• Vegetation dynamics following seasonal fires in mixed mesquite/acacia savannas

      Owens, M. K.; Mackley, J. W.; Carroll, C. J. (Society for Range Management, 2002-09-01)
      Fires were once a natural part of most savanna ecosystems, but lack of fine fuel and an active suppression policy have changed fire frequency and seasonality. Re-introducing fires to these systems has been touted as a cost-effective means to reduce woody cover while increasing herbaceous growth. We compared the effects of single, recurring annual, and biennial fires on the vegetation dynamics of a mixed mesquite/acacia (Prosopis/Acacia) savanna in southern Texas. Fires were conducted either during the growing season or the dormant season from 1991 through 1995. Some of the fire treatments were statistically unreplicated to permit a sufficient plot size for natural fire behavior. All plots showed a successional trajectory from short-grasses towards mid-grasses regardless of the fire season or frequency. The population size structure of perennial grasses was unaffected by the fires, with the basal area of most plants being less than 25 cm2. Forb diversity was high with over 100 different species identified in the experimental area.
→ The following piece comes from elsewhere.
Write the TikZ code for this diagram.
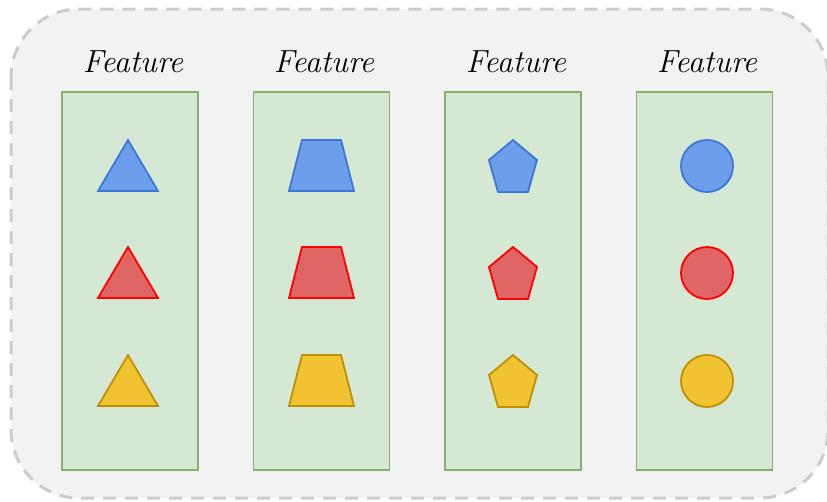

Forb composition, however, was unaffected by either the season or frequency of fire, but was related to the year of observation. Shrubs in this community typically sprout after disturbance, so little mortality was expected. The only observed mortality was of small shrubs or saplings (diameter < 3 cm) and of large trees which had woodrat (Neotoma micropus) nests at the base. Reintroducing growing season fires into mesquite/mixed acacia shrublands did not conclusively alter plant community composition. Burning during the growing season when environmental conditions were hotter and drier did not accelerate succession toward grass-dominated communities.